MATERIAL:
-------

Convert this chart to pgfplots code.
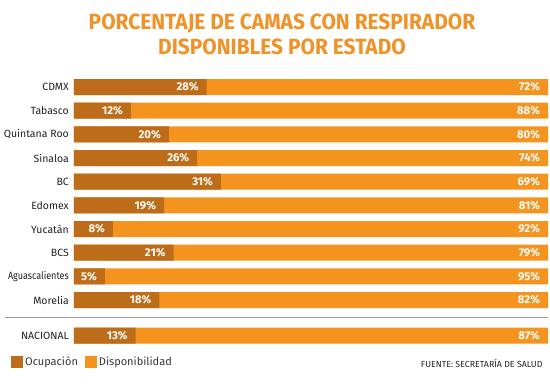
\documentclass[border=0pt]{standalone}
\usepackage{pgfplots}
\usepackage{pgfplotstable}
\pgfplotsset{compat=1.18}
\usepackage{fontspec}
\setmainfont{Fira Sans}
\newfontfamily\titlefont[FakeStretch=0.95]{Fira Sans}
\definecolor{darkc}{RGB}{189,109,26}
\definecolor{orangec}{RGB}{245,147,31}
\definecolor{titlec}{RGB}{240,146,40}
\definecolor{txt}{RGB}{34,34,34}
% bar = drawn length of the Ocupacion bar, occ/disp = printed shares, tot = full bar
\pgfplotstableread{
y bar occ disp tot
0 28 28 72 100
1 12 12 88 100
2 20 20 80 100
3 26 26 74 100
4 31 31 69 100
5 19 19 81 100
6 8.2 8 92 100
7 21 21 79 100
8 6.5 5 95 100
9 18 18 82 100
10.5 13 13 87 100
}\datatable
\begin{document}
\begin{tikzpicture}[x=1pt,y=1pt]
\useasboundingbox (0,0) rectangle (550,390);
\node[anchor=base, text=titlec, font=\titlefont\bfseries\fontsize{22}{24}\selectfont] at (282,360.7) {PORCENTAJE DE CAMAS CON RESPIRADOR};
\node[anchor=base, text=titlec, font=\titlefont\bfseries\fontsize{22}{24}\selectfont] at (282,335) {DISPONIBLES POR ESTADO};
\begin{axis}[
  at={(74pt,314.8pt)}, anchor=north west,
  scale only axis, width=474pt, height=272.2pt,
  xmin=0, xmax=100, ymin=-0.5, ymax=11,
  enlargelimits=false,
  y dir=reverse,
  xbar, bar width=16pt, bar shift=0pt,
  axis x line=none,
  axis y line*=left,
  y axis line style={draw=none},
  major tick length=0pt,
  ytick={0,1,2,3,4,5,6,7,8,9,10.5},
  yticklabels={CDMX,Tabasco,Quintana Roo,Sinaloa,BC,Edomex,Yucat\'an,BCS,{\addfontfeature{FakeStretch=0.86}Aguascalientes},Morelia,NACIONAL},
  yticklabel style={inner sep=0pt, xshift=-5pt, text=txt, font=\fontsize{10.5}{12}\selectfont},
  clip=false,
  /pgf/number format/assume math mode=true,
  legend columns=2,
  legend style={at={(axis cs:-13.3,11.62)}, anchor=west, draw=none, fill=none, inner sep=0pt,
    font=\fontsize{11}{13}\selectfont, text=txt!90,
    /tikz/every even column/.append style={column sep=5pt}},
  legend image code/.code={\fill[#1] (0pt,-6pt) rectangle (12pt,6pt);},
  lbl/.style={nodes near coords={\pgfmathprintnumber{\pgfplotspointmeta}\%},
    point meta=explicit,
    every node near coord/.append style={anchor=east, xshift=-4.5pt, text=white, font=\bfseries\fontsize{11.3}{13}\selectfont}},
]
\addlegendimage{fill=darkc, draw=none}
\addlegendentry{Ocupaci\'on}
\addlegendimage{fill=orangec, draw=none}
\addlegendentry{Disponibilidad}
\addplot[forget plot, fill=orangec, draw=none, lbl] table[x=tot, y=y, meta=disp] {\datatable};
\addplot[forget plot, fill=darkc, draw=none, lbl] table[x=bar, y=y, meta=occ] {\datatable};
\draw[color=gray!80, line width=0.8pt] (axis cs:-14.6,9.72) -- (axis cs:100,9.72);
\node[anchor=east, xshift=-2pt, text=txt, font=\fontsize{8.8}{10}\selectfont] at (axis cs:100,11.7) {FUENTE: SECRETAR\'IA DE SALUD};
\end{axis}
\end{tikzpicture}
\end{document}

-------

SET EXERCISE: Copy the data word for word. Pictures do not go in the copy.

OUTPUT:
Convert this chart to pgfplots code.
\documentclass[border=0pt]{standalone}
\usepackage{pgfplots}
\usepackage{pgfplotstable}
\pgfplotsset{compat=1.18}
\usepackage{fontspec}
\setmainfont{Fira Sans}
\newfontfamily\titlefont[FakeStretch=0.95]{Fira Sans}
\definecolor{darkc}{RGB}{189,109,26}
\definecolor{orangec}{RGB}{245,147,31}
\definecolor{titlec}{RGB}{240,146,40}
\definecolor{txt}{RGB}{34,34,34}
% bar = drawn length of the Ocupacion bar, occ/disp = printed shares, tot = full bar
\pgfplotstableread{
y bar occ disp tot
0 28 28 72 100
1 12 12 88 100
2 20 20 80 100
3 26 26 74 100
4 31 31 69 100
5 19 19 81 100
6 8.2 8 92 100
7 21 21 79 100
8 6.5 5 95 100
9 18 18 82 100
10.5 13 13 87 100
}\datatable
\begin{document}
\begin{tikzpicture}[x=1pt,y=1pt]
\useasboundingbox (0,0) rectangle (550,390);
\node[anchor=base, text=titlec, font=\titlefont\bfseries\fontsize{22}{24}\selectfont] at (282,360.7) {PORCENTAJE DE CAMAS CON RESPIRADOR};
\node[anchor=base, text=titlec, font=\titlefont\bfseries\fontsize{22}{24}\selectfont] at (282,335) {DISPONIBLES POR ESTADO};
\begin{axis}[
  at={(74pt,314.8pt)}, anchor=north west,
  scale only axis, width=474pt, height=272.2pt,
  xmin=0, xmax=100, ymin=-0.5, ymax=11,
  enlargelimits=false,
  y dir=reverse,
  xbar, bar width=16pt, bar shift=0pt,
  axis x line=none,
  axis y line*=left,
  y axis line style={draw=none},
  major tick length=0pt,
  ytick={0,1,2,3,4,5,6,7,8,9,10.5},
  yticklabels={CDMX,Tabasco,Quintana Roo,Sinaloa,BC,Edomex,Yucat\'an,BCS,{\addfontfeature{FakeStretch=0.86}Aguascalientes},Morelia,NACIONAL},
  yticklabel style={inner sep=0pt, xshift=-5pt, text=txt, font=\fontsize{10.5}{12}\selectfont},
  clip=false,
  /pgf/number format/assume math mode=true,
  legend columns=2,
  legend style={at={(axis cs:-13.3,11.62)}, anchor=west, draw=none, fill=none, inner sep=0pt,
    font=\fontsize{11}{13}\selectfont, text=txt!90,
    /tikz/every even column/.append style={column sep=5pt}},
  legend image code/.code={\fill[#1] (0pt,-6pt) rectangle (12pt,6pt);},
  lbl/.style={nodes near coords={\pgfmathprintnumber{\pgfplotspointmeta}\%},
    point meta=explicit,
    every node near coord/.append style={anchor=east, xshift=-4.5pt, text=white, font=\bfseries\fontsize{11.3}{13}\selectfont}},
]
\addlegendimage{fill=darkc, draw=none}
\addlegendentry{Ocupaci\'on}
\addlegendimage{fill=orangec, draw=none}
\addlegendentry{Disponibilidad}
\addplot[forget plot, fill=orangec, draw=none, lbl] table[x=tot, y=y, meta=disp] {\datatable};
\addplot[forget plot, fill=darkc, draw=none, lbl] table[x=bar, y=y, meta=occ] {\datatable};
\draw[color=gray!80, line width=0.8pt] (axis cs:-14.6,9.72) -- (axis cs:100,9.72);
\node[anchor=east, xshift=-2pt, text=txt, font=\fontsize{8.8}{10}\selectfont] at (axis cs:100,11.7) {FUENTE: SECRETAR\'IA DE SALUD};
\end{axis}
\end{tikzpicture}
\end{document}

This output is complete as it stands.